For many of us, commitment to Jewish tradition engenders tension and compromise. The voices of the past often seem to conflict with our modern moral compasses. The Torah that is central to our lives can also be dehumanizing to others. How should we approach these points of tension? Can the contemporary Jew live a coherent, consistent life? Or are we fated to endure apologetics and concessions? In our final lecture of our Summer Lecture Series on Dangerous Torah, Rabbis Shai Held and Ethan Tucker will discuss and debate their divergent approaches to these questions and try to reconcile (or not) a cherished tradition with a resolute modern sensibility.

Wednesday, July 10 - *LATE START*

8:30 - 9:15am

Shaharit (Traditional Egalitarian Service and Learner’s Service Option)

9:15 - 10:00am

Breakfast

10:00am - 12:45pm

Group Lecture (for all participants)

Why Change Is So Crucial… And So Hard

(Rabbi Shai Held)

12:45 - 1:45pm

Lunch

1:45 - 2:00pm

Minhah

2:15 - 3:45pm

Learning Electives with Hadar Faculty

Option 1

What Redemption Are We Praying For? (Rabbi Elie Kaunfer)

The theme of redemption fills our prayers generally and is the particular subject of the seventh blessing of the weekday amidah. This brief blessing has raised challenging questions for hundreds of years. What redemption are we asking for? Why is it placed here in the Amidah? What is its relationship to the blessings around it? We will closely explore this text and develop a new understanding of its meaning and purpose.

Option 2
Adversaries or Partners: Models of Ha
vruta (Rabbi Tali Adler)

What does the ideal Havruta look like? What role does aggression have in learning Torah and what are its dangers and limits? In this class we will explore two aggadot about two famous learning pairs, Moshe and Aharon and Rabbi Yochanan and Reish Lakish. We will explore the different models of Havruta that our tradition provides, which models we privilege in different contexts, their dangers and drawbacks, and what we hope for in our own learning relationships.

Option 3
The Halacha of Whisper Networks
 (Rabbi Avi Strausberg)

In the wake of the #metoo movement, some women turned toward the creation of Whisper Networks for empowerment and protection from future harassment and abuse. Whisper Networks are a network of people passing information from one to another about powerful people who are alleged to be sexual harassers and abusers. Are these Whisper Networks a legitimate way of warning and protecting future victims from abuse? Are they a form of lashon hara, or evil speech, as they have the potential to spread unsubstantiated rumors and tarnish someone’s name? Do they shame the alleged transgressors in a way that violates halacha and if so, are there instances in which it’s okay to shame someone?

3:45 - 4:15pm

Snack and Small Groups / Workshops

4:15pm

Evening Off

Thursday, July 11

7:45 - 8:30am

Shaharit (Traditional Egalitarian Service and Learner’s Service Option)

8:30 - 9:15am

Breakfast

9:15am - 12:45pm

Morning Tracks

Talmud Track

  • 9:15-12:45: Seder and Shiur

Shiur K’lali (Group Learning) Track

  • 9:15-10:45: Shiur with Rabbi Avi Killip
  • 10:45-11:00 Break
  • 11:00-12:45: Shiur with Rabbi Elie Kaunfer

12:45 - 1:45pm

Lunch

1:45 - 2:00pm

Minhah

2:15 - 3:45pm

Learning with Hadar Faculty

Option 1

The Kiss of Death: A Taste of Israeli Women’s Midrash (Rabbi Avi Killip)

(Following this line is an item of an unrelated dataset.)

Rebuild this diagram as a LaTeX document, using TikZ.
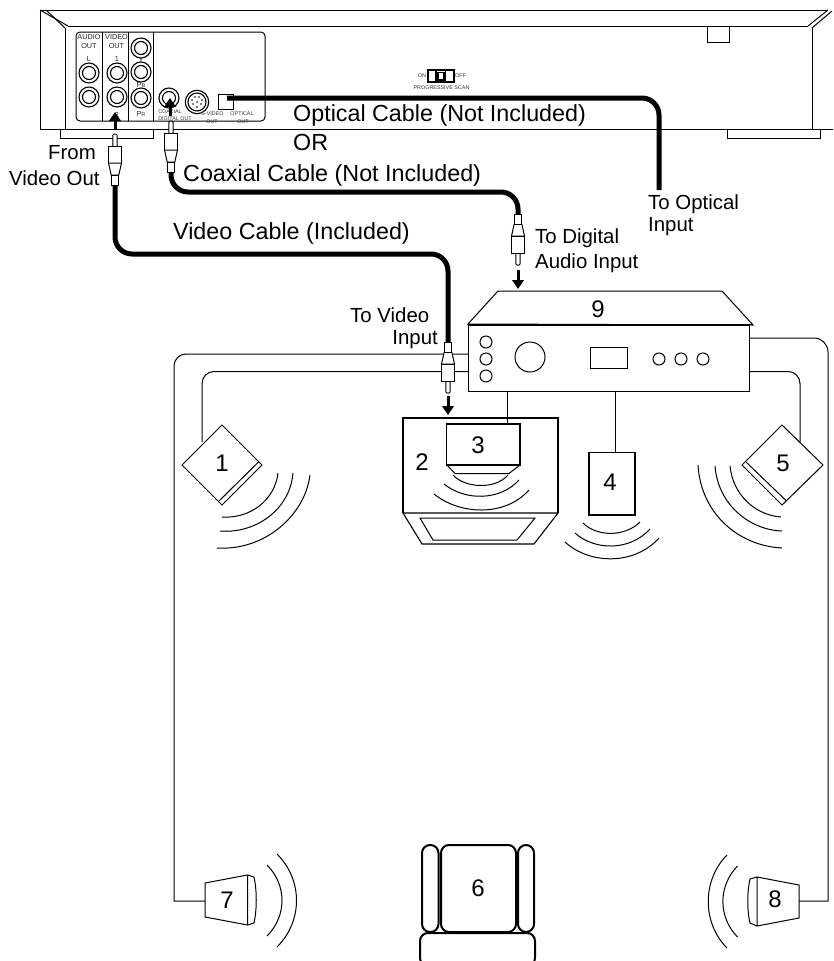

At the end of their lives, both Moses and Aaron's souls were "taken with a kiss"-- Miriam's was not. In the book Dirshuni, a collection of modern Israeli women's Midrash, one author paints a picture of Miriam's death that in turn offers insights into her life. The session will explore how modern feminist commentary brings together texts from Tanach, Bavli, Yirushalmi, and classical Midrashim to create a textured picture of the life and death of Miriam.  

Option 2
Why We Stay and Why We Go: Rabbi Elazar ben Arakh and His Forgotten Torah
(Rabbi Tali Adler)

"If all the sages of Israel...were on one side of a balance scale, and Rabbi Elazar ben Arakh were on the other side, Rabbi Elazar would outweigh them all." In this class, we will look at a number of stories about Rabbi Elazar ben Arakh, Rabbi Yochanan ben Zakkai's most promising student who eventually forgets all of his Torah. We will ask ourselves: What qualities should we look for in a sage? How much should we value genius? Who are the people we choose to place our hopes for Torah in--and what happens when make the wrong choices?

3:45 - 4:00pm

Snack and Break

4:00 - 5:00pm

Closing Shiur

The Fifth Commandment, Part II: Does it Discriminate Between the Sinners and the Saints? With Rabbi Ethan Tucker

Does the command to honor one's parents presume that they are good people generally worthy of honor? Are sinners also worthy of this privilege granted by the Torah? More broadly: is our respect for our parents just a subset of our commitment to a worthy society or is it a value in its own right?